The FDA is not qualified to judge psychoactive drugs
Here's why.
by Brian Ballard Quass, the Drug War Philosopher
June 14, 2024
The FDA sets a ridiculous standard of safety for drugs like MDMA 1 . This is because they focus only on the downsides of use. They do not care in the least about the millions who suffer in silence thanks to the outlawing of such drugs. This is why the approval of psychoactive drugs is always based on philosophical assumptions. For the question is not just, "How dangerous is a drug?" but rather "How important are freedom of thought and the power to control one's own mind?" And the FDA has no expertise in deciding such philosophical matters!
By ignoring the needs of such would-be beneficiaries of the drug, the FDA is essentially telling us that freedom of the mind is not important and that the prime imperative in life is to avoid risk at all costs, even if it means the silent suffering of vast swaths of humanity. Of course, this default philosophical premise is a mistake, even on its own terms, for it fails to calculate, or to even consider, the risk of leaving the world full of dissatisfied people, who may take out that dissatisfaction on themselves or others.
Author's Follow-up:
April 05, 2025
This is the same FDA that approves of Big Pharma 23 drugs whose side effects as advertised on prime-time television include death itself 4 . This is the same FDA that thinks that brain-damaging shock therapy is a valuable treatment. They will not let you improve your mood with phenomenally safe drugs, many of which grow at our very feet, but not to worry: if you get TOO depressed, the FDA is ready to help you damage your brain. It may not make you thrive in life, but it will take your mind off of your problems -- and everything else for that matter.
The important thing is, you will no longer be a problem for the nursing staff that you will henceforth require. You will be all compliance and not put up a fight.

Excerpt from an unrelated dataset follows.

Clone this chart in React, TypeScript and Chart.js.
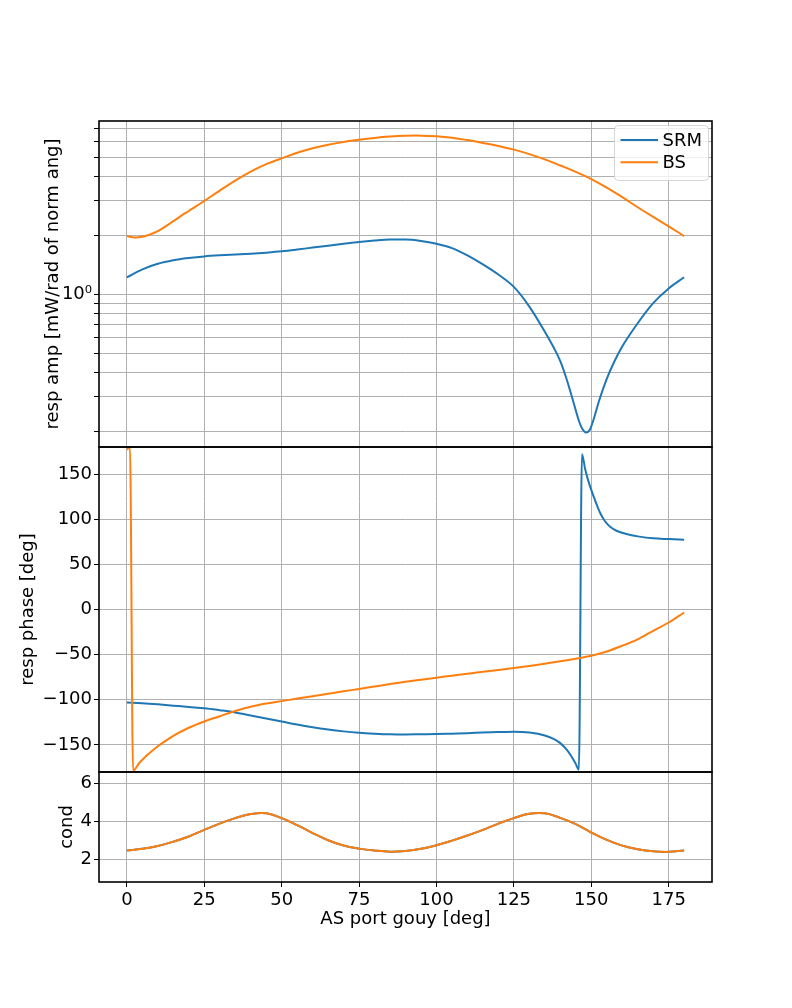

This is proof that the materialist approach to mind and mood medicine is perverted and sick. It causes the behaviorist to ignore all obvious benefits to drugs and to prefer suicide 5 to drug use. When is America going to wake up?
Mad in America solicits personal stories about people trying to get off of antidepressants, but they will not publish your story if you want to use entheogenic medicines to help you. They're afraid their readers can't handle the truth.

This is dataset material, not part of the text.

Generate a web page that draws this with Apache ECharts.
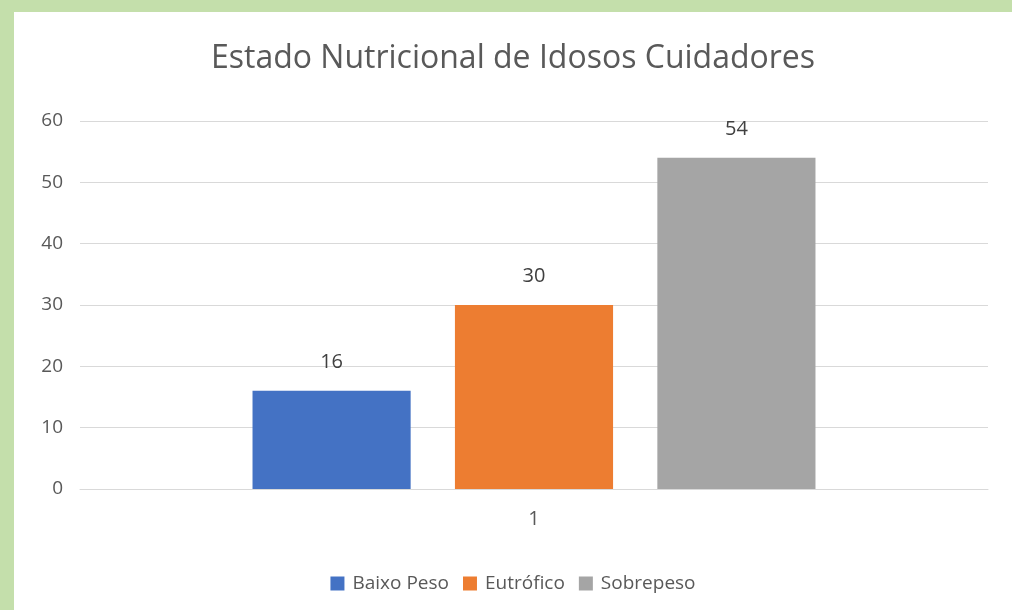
<!DOCTYPE html>
<html>
<head>
<meta charset="utf-8">
<script src="https://cdn.jsdelivr.net/npm/echarts@6/dist/echarts.min.js"></script>
<style>
  html, body { margin: 0; padding: 0; background: #c4dfab; }
  #frame { position: absolute; left: 14px; top: 12px; width: 998px; height: 598px; background: #fff; }
  #chart { width: 100%; height: 100%; }
</style>
</head>
<body>
<div id="frame"><div id="chart"></div></div>
<script>
const categories = ["1"];
const seriesNames = ["Baixo Peso", "Eutrófico", "Sobrepeso"];
const seriesValues = [[16], [30], [54]];
const colors = ["#4472c4", "#ed7d31", "#a5a5a5"];

const chart = echarts.init(document.getElementById("chart"));

const option = {
  animation: false,
  textStyle: { fontFamily: "Open Sans" },
  title: {
    text: "Estado Nutricional de Idosos Cuidadores",
    left: "center",
    top: 26,
    textStyle: { fontSize: 32, fontWeight: "normal", color: "#595959", fontFamily: "Open Sans" }
  },
  legend: {
    top: 557,
    left: "center",
    itemWidth: 14,
    itemHeight: 14,
    itemGap: 14,
    icon: "rect",
    textStyle: { fontSize: 19, color: "#595959", padding: [0, 0, 0, 3] },
    data: seriesNames
  },
  grid: { left: 66, right: 24, top: 109, bottom: 121 },
  xAxis: {
    type: "category",
    data: categories,
    axisLine: { lineStyle: { color: "#d9d9d9" } },
    axisTick: { show: false },
    axisLabel: { fontSize: 20, color: "#595959", margin: 20 }
  },
  yAxis: {
    type: "value",
    min: 0,
    max: 60,
    interval: 10,
    axisLine: { show: false },
    axisTick: { show: false },
    axisLabel: { fontSize: 19, color: "#595959", margin: 17 },
    splitLine: { lineStyle: { color: "#d9d9d9" } }
  },
  series: seriesNames.map((name, i) => ({
    name: name,
    type: "bar",
    data: seriesValues[i],
    barGap: "28%",
    barCategoryGap: "38%",
    itemStyle: { color: colors[i] },
    label: { show: true, position: "top", distance: 19, fontSize: 20, color: "#404040" }
  }))
};

chart.setOption(option);
</script>
</body>
</html>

Even when laudanum was legal in the UK, pharmacists were serving as moral adjudicators, deciding for whom they should fill such prescriptions. That's not a pharmacist's role. We need an ABC-like set-up in which the cashier does not pry into my motives for buying a substance.
The Holy Trinity of the Drug War religion is Janis Joplin, Jimi Hendrix, and John Belushi. "They died so that you might fear psychoactive substances with all your heart and with all your soul and with all your mind and with all your strength."
In the board game "Sky Team," you collect "coffees" to improve your flying skills. Funny how the use of any other brain-focusing "drug" in real life is considered to be an obvious sign of impairment.
We westerners have "just said no" to pain relief, mood elevation and religious insight.
NOW is the time for entheogens -- not (as Strassman and Pollan seem to think) at some future date when materialists have finally wrapped their minds around the potential usefulness of drugs that experientially teach compassion.
The FDA says that MindMed's LSD drug works. But this is the agency that has not been able to decide for decades now if coca "works," or if laughing gas "works." It's not just science going on at the FDA, it's materialist presuppositions about what constitutes evidence.
I don't have a problem with CBD. But I find that many people like it for the wrong reasons: they assume there is something slightly "dirty" about getting high and that all "cures" should be effected via direct materialist causes, not holistically a la time-honored tribal use.
In his book "Salvia Divinorum: The Sage of the Seers," Ross Heaven explains how "salvinorin A" is the strongest hallucinogen in the world and could treat Alzheimer's, AIDS, and various addictions. But America would prefer to demonize and outlaw the drug.
After over a hundred years of prohibition, America has developed a kind of faux science in which despised substances are completely ignored. This is why Sci Am is making a new argument for shock therapy in 2023, because they ignore all the stuff that OBVIOUSLY cheers one up.